Interest Rate Expectations Repriced

Market-implied probabilities derived from Fed funds futures indicate a reduction in expectations for multiple rate cuts this year. Recent U.S. inflation readings have remained above the Fed’s 2% target, while employment data continues to show resilience. As a result, Treasury yields have firmed, particularly in the two- and five-year maturities, supporting the dollar through higher relative returns.

For global investors, interest rate differentials remain a key driver of currency valuations. A slower pace of U.S. monetary easing relative to the European Central Bank or other major central banks strengthens the dollar’s appeal in carry trades and fixed-income allocations.

Impact on Global and Israeli Markets

A stronger dollar has broad implications across asset classes. Emerging market currencies have faced renewed pressure, while commodity prices—often denominated in dollars—have shown increased volatility. For Israeli investors, dollar appreciation directly influences the USD/ILS exchange rate, affecting import costs, corporate earnings with overseas exposure, and hedging strategies.

The Bank of Israel’s policy path may also be indirectly affected by global rate dynamics. Diverging interest-rate trajectories between Israel and the U.S. can create capital flow pressures, particularly in periods of geopolitical sensitivity.

Equities and Risk Sentiment

Equity markets have shown mixed reactions.
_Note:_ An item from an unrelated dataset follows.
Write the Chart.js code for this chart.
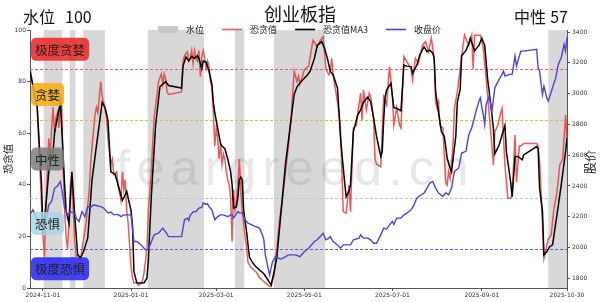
<!DOCTYPE html>
<html>
<head>
<meta charset="utf-8">
<script src="https://cdn.jsdelivr.net/npm/chart.js@4.4.1/dist/chart.umd.min.js"></script>
<style>
  html, body { margin: 0; padding: 0; background: #fff; }
</style>
</head>
<body>
<canvas id="fgChart" width="600" height="302"></canvas>
<script>
// x values are days counted from 2024-11-01
var startDate = '2024-10-23';
var endDate = '2025-10-30';

var fgDays = [-9,-8,-6,-4,-2,0,1,2,4,5,6,7,8,9,10,11,12,13,14,15,16,17,18,19,20,21,22,23,24,26,27,29,30,32,33,34,36,37,38,40,41,42,44,45,47,48,49,51,52,54,55,56,57,58,59,61,62,63,65,66,68,69,70,72,73,75,76,77,79,80,82,
  83,84,85,86,87,96,97,98,100,101,102,103,104,105,106,107,108,109,110,111,112,113,114,115,116,117,118,119,120,121,122,123,124,125,126,127,128,129,130,131,132,133,134,135,136,137,138,139,140,141,142,144,146,148,150,152,154,156,158,160,162,164,166,168,170,172,174,176,
  177,178,181,184,187,190,192,194,196,198,199,200,201,204,206,208,210,212,213,215,217,220,221,222,224,226,227,229,230,231,234,236,238,240,242,243,245,247,248,250,252,255,256,258,260,263,265,267,269,
  271,272,273,274,275,277,279,280,281,282,284,285,287,289,291,292,295,297,298,299,303,305,307,309,311,312,313,315,317,318,320,322,324,325,327,328,330,331,333,342,343,344,346,347,348,350,352,354,356,358,360,362,363];
var fgValues = [85,82,75,70,45,20,12,30,58,52,62,70,60,66,68,62,75,70,45,30,20,15,25,40,44,30,18,12,13,11,15,22,26,38,48,55,67,70,68,80,74,72,66,58,48,50,44,45,40,34,45,38,42,30,25,8,4,2,2,1,2,3,6,15,30,45,56,66,75,80,83,
  79,83,81,76,75,76,88,90,91.5,88,89,92,87,92,89,88,92,82,90,92,89,85,88,86,80,78,68,55,62,58,50,56,48,52,50,45,42,40,35,18,38,30,33,40,50,38,30,25,20,16,10,8,7,6,4,3,2,1,0.5,5,15,27,35,45,55,67,84,80,
  82,79,84.5,86,96,93.5,96,97.4,85,82.6,84,89,82.6,72,63,29.6,29,40,29.6,62,63,75.5,65,76.7,69,75.5,74,66,50,48,47,74,71,85.8,75,63,70,63,62,89.7,87.7,85,80.6,89,87,94.2,95.5,91.6,96.8,
  89,72,69.7,72,63,62,41,40,45,42.5,55,69.7,76,85,94,98,94,98,85,98,98,93,81,68,55,47.7,60.6,63,67.7,69.6,47.7,34.8,34.8,36,59.3,41,55,55,56,56,55,49,25.7,11.5,14,19,20.5,31,37,47.7,50,67,57];

var maDays = [-9,-4,-1,0,2,4,7,8,10,12,13,15,16,18,20,22,24,26,28,31,34,37,41,43,45,47,50,55,56,58,61,62,63,65,68,70,72,73,75,78,81,83,85,87,96,97,99,101,103,105,107,108,110,111,113,115,117,118,119,121,123,124,126,128,130,131,132,134,135,136,137,138,139,141,143,145,147,150,153,156,158,160,162,164,166,168,170,172,174,176,178,181,183,185,188,190,193,195,197,199,201,204,205,206,208,210,212,213,215,218,220,222,225,227,229,231,234,235,236,237,238,241,243,245,248,250,252,255,256,259,261,264,266,268,270,271,272,274,276,278,280,282,283,286,287,289,290,293,295,296,299,302,304,306,308,310,312,313,316,318,320,321,324,325,327,329,332,333,342,343,344,346,347,349,351,353,355,357,359,362,363];
var maValues = [84,70,40,21,32,45,53,60,66,72,62,40,30,25,45,28,13,11.6,14,19.4,42,55,72,70,65,45,44,34,35,37.5,30,24,6.4,2,1.9,2,3.8,11,35,63,78,79,80,78.5,77.5,86,89.5,88,89.7,89,90,89,85,88,87.6,84,79,72,68,62,56,55,54,50,45,40,31,31.5,35,42,43,42,30,22,12,10,8.5,7,5.5,3,1.2,6,12,24,36,48,57,66,75,78,79.5,81.3,82.5,84,89,94,95.5,93,89,84,82.6,77.5,69,59,46.4,35.4,37.5,40,60.6,67,69,72,74,72.2,66,59,51,52.8,65,74,76.7,79.3,70,69.6,68.7,86.4,86,85.8,83.2,86.4,90.3,93.5,91.6,92.2,91,89,76,68,60.6,58.8,50.3,46.4,45,59,72,77,90,92,94.8,96.8,92,94,96.8,94,81,72,62,52,55.4,59.3,63,52.8,41,35.4,51,51,49.7,51.6,54.8,54,38.6,29.7,12.8,14,16,16.7,24.4,32,40,52.8,58];

var priceDays = [-9,-7,-5,-3,0,2,4,6,8,10,12,13,15,17,19,22,23,25,27,29,31,33,35,38,40,42,45,47,49,52,54,56,61,63,65,68,70,71,73,77,80,83,85,87,96,98,100,101,102,104,106,108,110,111,113,114,115,117,119,121,123,125,128,130,131,132,135,136,138,140,142,144,146,150,152,153,154,157,159,161,163,165,167,170,173,175,178,181,184,188,190,192,194,196,198,199,201,204,206,208,211,213,215,219,220,222,225,227,229,231,234,236,238,240,242,243,245,248,250,252,255,257,259,262,264,266,268,270,272,274,277,279,281,283,285,288,290,293,295,297,300,302,303,304,305,306,307,309,311,313,316,318,319,320,323,325,327,328,331,333,342,343,344,346,347,349,350,353,354,355,357,359,361,362,363];
var priceValues = [2212,2245,2201,2180,2104,2170,2277,2300,2386,2400,2429,2380,2256,2212,2230,2223,2190,2169,2234,2200,2266,2260,2277,2270,2266,2256,2225,2230,2212,2215,2201,2212,2212,2039,2040,2017,1995,1984,1990,2082,2093,2126,2100,2071,2071,2180,2191,2175,2210,2232,2234,2256,2260,2289,2280,2285,2266,2245,2180,2201,2212,2212,2200,2212,2212,2191,2234,2225,2225,2180,2158,2150,2140,2126,2082,2050,1952,1821,1908,1941,1930,1925,1935,1952,1952,1952,1941,1973,1995,2039,2050,2071,2093,2050,2061,2071,2039,2017,1995,2017,2017,2017,2050,2061,2082,2061,2061,2050,2028,2028,2082,2126,2120,2147,2169,2150,2191,2191,2212,2223,2245,2277,2321,2343,2354,2386,2419,2429,2386,2354,2332,2354,2343,2386,2494,2517,2614,2625,2734,2777,2885,2951,2973,2908,2864,2799,2929,2983,2885,3038,3092,3125,3146,3114,3125,3125,3244,3179,3276,3276,3287,3168,3146,2994,3048,2973,2951,3038,3070,3092,3190,3233,3320,3276,3364];

// water level periods (shaded)
var waterStart = [0.5, 18.5, 28, 72.5, 133, 160, 350];
var waterEnd = [13.5, 22.5, 43, 111.5, 139.5, 195.5, 363];

var tickDates = ['2024-11-01', '2025-01-01', '2025-03-01', '2025-05-01', '2025-07-01', '2025-09-01', '2025-10-30'];
var fgTicks = [0, 20, 40, 60, 80, 100];
var priceTicks = [1800, 2000, 2200, 2400, 2600, 2800, 3000, 3200, 3400];

var zoneNames = ['极度贪婪', '贪婪', '中性', '恐惧', '极度恐惧'];
var zoneEdges = [100, 85, 65, 35, 15, 0];

var indexName = '创业板指';
var waterLevel = 100;
var latestZone = '中性';
var latestValue = 57;

var CJK = '"Noto Sans CJK SC", sans-serif';

function dayOf(s) {
  var p = s.split('-');
  return (Date.UTC(+p[0], +p[1] - 1, +p[2]) - Date.UTC(2024, 10, 1)) / 86400000;
}
function pts(xs, ys) {
  return xs.map(function (x, i) { return { x: x, y: ys[i] }; });
}

var xMin = dayOf(startDate), xMax = dayOf(endDate);
var waterPts = [{ x: xMin, y: 0 }];
waterStart.forEach(function (s, i) {
  waterPts.push({ x: s, y: 100 }, { x: waterEnd[i], y: 0 });
});

var zoneFill = ['rgba(240,45,45,0.9)', 'rgba(248,172,20,0.88)', 'rgba(125,125,125,0.85)', 'rgba(170,215,230,0.85)', 'rgba(40,40,245,0.88)'];
var lineStyles = [
  { v: 85, c: '#ee5a86' },
  { v: 65, c: '#f2b83a' },
  { v: 35, c: '#b4cad8' },
  { v: 15, c: '#5c5cf2' }
];

var decor = {
  id: 'decor',
  afterDatasetDraw: function (chart, args) {
    if (chart.data.datasets[args.index].label !== '水位') return;
    var ctx = chart.ctx, a = chart.chartArea, y = chart.scales.y;
    ctx.save();
    ctx.beginPath();
    ctx.rect(a.left, a.top, a.right - a.left, a.bottom - a.top);
    ctx.clip();
    // watermark
    var mark = 'feargreed.cn';
    ctx.font = '50px "Liberation Sans", sans-serif';
    var gap = Math.max(0, (352 - ctx.measureText(mark).width) / (mark.length - 1));
    ctx.letterSpacing = gap.toFixed(1) + 'px';
    ctx.fillStyle = 'rgba(110,110,110,0.17)';
    ctx.textBaseline = 'alphabetic';
    ctx.fillText(mark, 116, 185);
    ctx.letterSpacing = '0px';
    // zone threshold lines
    ctx.lineWidth = 1;
    ctx.setLineDash([3, 2]);
    lineStyles.forEach(function (l) {
      var py = Math.round(y.getPixelForValue(l.v)) + 0.5;
      ctx.strokeStyle = l.c;
      ctx.beginPath();
      ctx.moveTo(a.left, py);
      ctx.lineTo(a.right, py);
      ctx.stroke();
    });
    ctx.restore();
  },
  afterDatasetsDraw: function (chart) {
    var ctx = chart.ctx, a = chart.chartArea, y = chart.scales.y;
    ctx.save();
    // zone boxes
    ctx.font = '12.5px ' + CJK;
    ctx.textBaseline = 'middle';
    zoneNames.forEach(function (name, i) {
      var cy = y.getPixelForValue((zoneEdges[i] + zoneEdges[i + 1]) / 2);
      var w = ctx.measureText(name).width + 8, h = 23;
      ctx.fillStyle = zoneFill[i];
      ctx.beginPath();
      ctx.roundRect(a.left + 1, cy - h / 2, w, h, 5);
      ctx.fill();
      ctx.fillStyle = '#222';
      ctx.fillText(name, a.left + 5, cy + 1);
    });
    // legend
    ctx.font = '9px ' + CJK;
    var ds = chart.data.datasets.slice().sort(function (p, q) { return q.order - p.order; });
    var widths = ds.map(function (d) { return 20 + 8 + ctx.measureText(d.label).width; });
    var total = widths.reduce(function (s, w) { return s + w; }, 0) + 18 * (ds.length - 1);
    var x = (a.left + a.right) / 2 - total / 2 + 1, ly = 29.5;
    ds.forEach(function (d, i) {
      if (d.fill) {
        ctx.fillStyle = '#c9c9c9';
        ctx.fillRect(x, ly - 3.5, 20, 7);
      } else {
        ctx.strokeStyle = d.borderColor;
        ctx.lineWidth = 1.6;
        ctx.beginPath();
        ctx.moveTo(x, ly);
        ctx.lineTo(x + 20, ly);
        ctx.stroke();
      }
      ctx.fillStyle = '#222';
      ctx.fillText(d.label, x + 28, ly);
      x += widths[i] + 18;
    });
    // right axis title, rotated like the left one
    ctx.save();
    ctx.translate(590, (a.top + a.bottom) / 2 + 3);
    ctx.rotate(-Math.PI / 2);
    ctx.textAlign = 'center';
    ctx.font = '12px ' + CJK;
    ctx.fillText('股价', 0, 0);
    ctx.restore();
    // headings
    ctx.fillStyle = '#111';
    ctx.textBaseline = 'alphabetic';
    ctx.font = '16px ' + CJK;
    ctx.textAlign = 'left';
    ctx.fillText('水位', 23, 23);
    ctx.fillText(String(waterLevel), 65, 23);
    ctx.textAlign = 'right';
    ctx.fillText(String(latestValue), a.right + 1, 23);
    ctx.fillText(latestZone, a.right - 21, 23);
    ctx.font = '18px ' + CJK;
    ctx.textAlign = 'center';
    ctx.fillText(indexName, 300, 21);
    ctx.restore();
  }
};

Chart.defaults.font.family = '"DejaVu Sans", sans-serif';
Chart.defaults.color = '#333';

var ctx = document.getElementById('fgChart').getContext('2d');
var myChart = new Chart(ctx, {
  type: 'line',
  data: {
    datasets: [{
      label: '水位',
      data: waterPts,
      yAxisID: 'y',
      stepped: true,
      fill: 'start',
      backgroundColor: '#d8d8d8',
      borderWidth: 0,
      borderColor: 'rgba(0,0,0,0)',
      pointRadius: 0,
      order: 4
    }, {
      label: '恐贪值',
      data: pts(fgDays, fgValues),
      yAxisID: 'y',
      borderColor: 'rgba(232,60,60,0.85)',
      borderWidth: 1.5,
      pointRadius: 0,
      fill: false,
      order: 3
    }, {
      label: '恐贪值MA3',
      data: pts(maDays, maValues),
      yAxisID: 'y',
      borderColor: '#000',
      borderWidth: 1.5,
      pointRadius: 0,
      fill: false,
      order: 2
    }, {
      label: '收盘价',
      data: pts(priceDays, priceValues),
      yAxisID: 'y2',
      borderColor: '#4a45d8',
      borderWidth: 1.4,
      pointRadius: 0,
      fill: false,
      order: 1
    }]
  },
  options: {
    responsive: false,
    animation: false,
    layout: { padding: { top: 30, left: 0, right: 0, bottom: 0 } },
    plugins: { legend: { display: false }, tooltip: { enabled: false } },
    scales: {
      x: {
        type: 'linear',
        min: xMin,
        max: xMax,
        afterBuildTicks: function (s) { s.ticks = tickDates.map(function (d) { return { value: dayOf(d) }; }); },
        afterFit: function (s) { s.height = 14; },
        ticks: {
          callback: function (v, i) { return tickDates[i]; },
          font: { size: 6 }, maxRotation: 0, autoSkip: false, padding: 1
        },
        grid: { drawOnChartArea: false, tickLength: 3, color: '#555' },
        border: { color: '#555' }
      },
      y: {
        position: 'left',
        min: 0,
        max: 100,
        afterBuildTicks: function (s) { s.ticks = fgTicks.map(function (v) { return { value: v }; }); },
        afterFit: function (s) { s.width = 30; },
        ticks: { font: { size: 6 }, padding: 1, callback: function (v) { return String(v); } },
        grid: { drawOnChartArea: false, tickLength: 3, color: '#555' },
        border: { color: '#555' },
        title: { display: true, text: '恐贪值', font: { size: 10, family: CJK }, color: '#222', padding: { top: 2, bottom: 0 } }
      },
      y2: {
        position: 'right',
        min: 1737,
        max: 3413,
        afterBuildTicks: function (s) { s.ticks = priceTicks.map(function (v) { return { value: v }; }); },
        afterFit: function (s) { s.width = 33; },
        ticks: { font: { size: 6 }, padding: 2, callback: function (v) { return String(v); } },
        grid: { drawOnChartArea: false, tickLength: 3, color: '#555' },
        border: { color: '#555' }
      }
    }
  },
  plugins: [decor]
});
</script>
</body>
</html>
While financial stocks may benefit from sustained higher rates, growth-oriented sectors sensitive to discount rates have experienced modest pressure. Technology and high-multiple stocks tend to react quickly to shifts in yield expectations, reinforcing cross-asset volatility.

Looking ahead, investors will closely monitor upcoming U.S. inflation data, labor market reports, and Federal Reserve communications. Any confirmation that inflation remains sticky could further support the dollar, while clearer signs of economic cooling may revive rate-cut expectations. In the near term, currency markets appear positioned for policy caution rather than rapid easing.